Dec. 21, 2012
By Adam Gonzales
Arizona Communication Services
With a pair of top-five finishes to its credit in fall competition, the Arizona men's golf team certainly experienced a number of positives, but first-year head coach Jim Anderson knows there is plenty of room for improvement.
The college golf season more resembles a marathon than a sprint, as the season stretches from September to June for elite program's like Arizona's. For Anderson, the focus is always on getting better.
"It's a long season and fortunately we have a lot of time to get better during the spring," Anderson said. "We certainly had some individual successes, but we still have a lot to work on before we can achieve the goals that we set."
As is the case in any team sport, finding the right lineup combinations can take some time. The Wildcats used a different lineup in each of the four fall events. That is all part of the process that has led into offseason workouts.
"Finding the right mix of guys can take some time," Anderson said. "We're working really hard now in the offseason to try to address some of the areas where we felt like we lost shots throughout the fall."
Even though many consider golf to be an individual sport, college golf does have a unique team ethos. In most tournaments, five-man teams compete with the low four scores counting toward the team total in each round.
In the end, the team is only as strong as its weakest member, and when all five are playing well, that makes for a very strong team.
Anderson is trying to instill the mindset that the team is much more important than the individual.
"Moving forward, we are going to try to play for something that is bigger than ourselves," he said. "We want to play for the team. If we have a player that wins the tournament individually, but we finish in third, four shots behind the leader, even the player who wins didn't do enough. It doesn't matter where we finish individually in any given week, it's all about the team and how it performs."
The Wildcats competed in four events during the fall season: the Itani Quality Homes Collegiate, the William H. Tucker Intercollegiate, the Pac-12 Preview and the Lone Star Invitational. Arizona earned two top-five finishes in those tournaments, including a runner-up effort at the Itani Quality Homes Collegiate.
"There were some points where we felt like we played well, and had a chance to compete with anyone we teed it up with," Anderson said. "But there are also areas we need to improve because if we don't then we will be facing some tough times ahead."
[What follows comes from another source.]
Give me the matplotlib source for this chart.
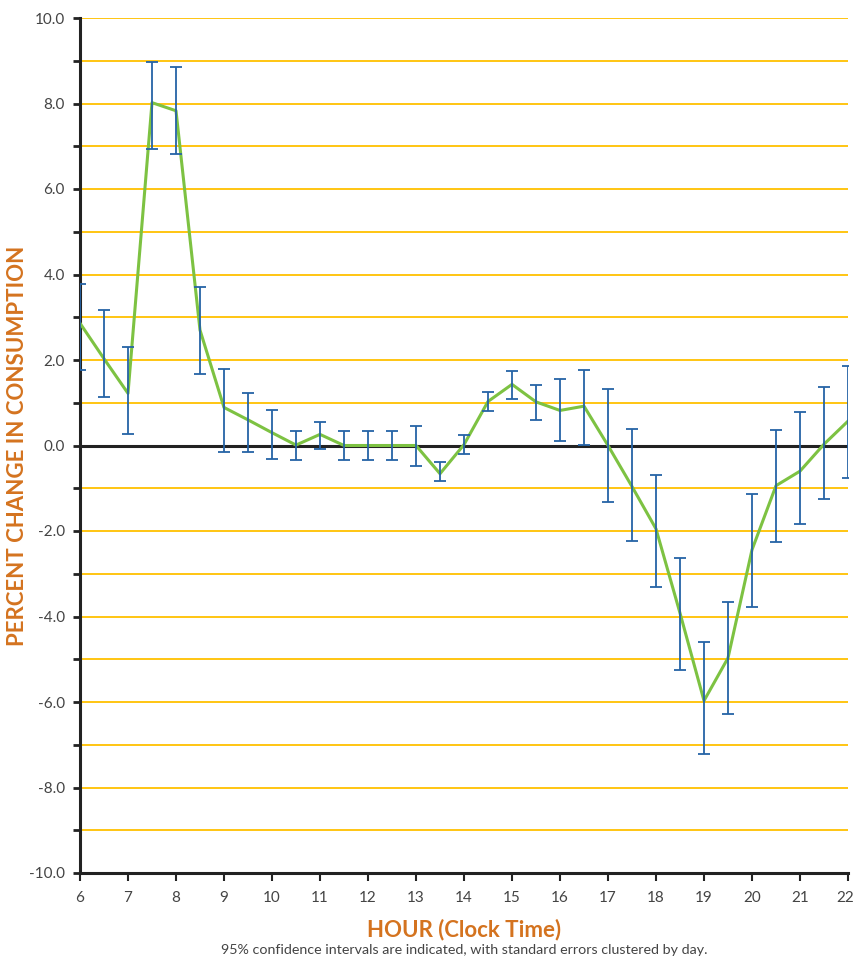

In September's Itani Quality Homes Collegiate in Pullman, Washington, the Wildcats finished in second place as a team, shooting a total score of 887 (+23). Arizona was lead by Dylan Healey who finished in a tie for second place with a score of 217 (+1), and Trent Redfern, who earned a tie for eighth place with a score of 222 (+6). Healey had his lowest individual round in this tournament, which was a 68 (-4) in the second round of the tournament.
Arizona finished off the fall at the Lone Star Invitational in San Antonio, Texas, where the Wildcats finished in fifth place with a score of 886 (+22). Erik Oja had his best tournament of the fall by finishing in a tie for ninth place with a score of 217 (+1).
Individually, Trent Redfern and Oja had eight of the Wildcats' 12 lowest rounds for the fall, and each collected three top-20 finishes.
Oja posted a 73.42 scoring average to lead the Cats.
"Statistically, Erik has been our best player," Anderson said. "He had a very solid fall campaign and he's a guy that we are going to rely on a lot looking forward."
Redfern finished the fall with a 73.67 scoring average, and according to his coach, made an impact on and off the course.
"Trent has made some big strides as well," Anderson said. "I think he's stepped up and embraced a leadership role, and I think he will be another guy that will be a rock for us because of his work ethic."
Regardless, Anderson knows he has a talented bunch to work with. "I told the guys that if you were recruited to play at the University of Arizona, you're a great golfer," he said. "There were so many great players before us and there will be so many great ones in the future. We just have to keep our focus. The key for us is to figure out which six guys are prepared and capable of winning a Pac-12 championship."
The Wildcats open its spring season at home, Jan. 28-29, at the Arizona Intercollegiate.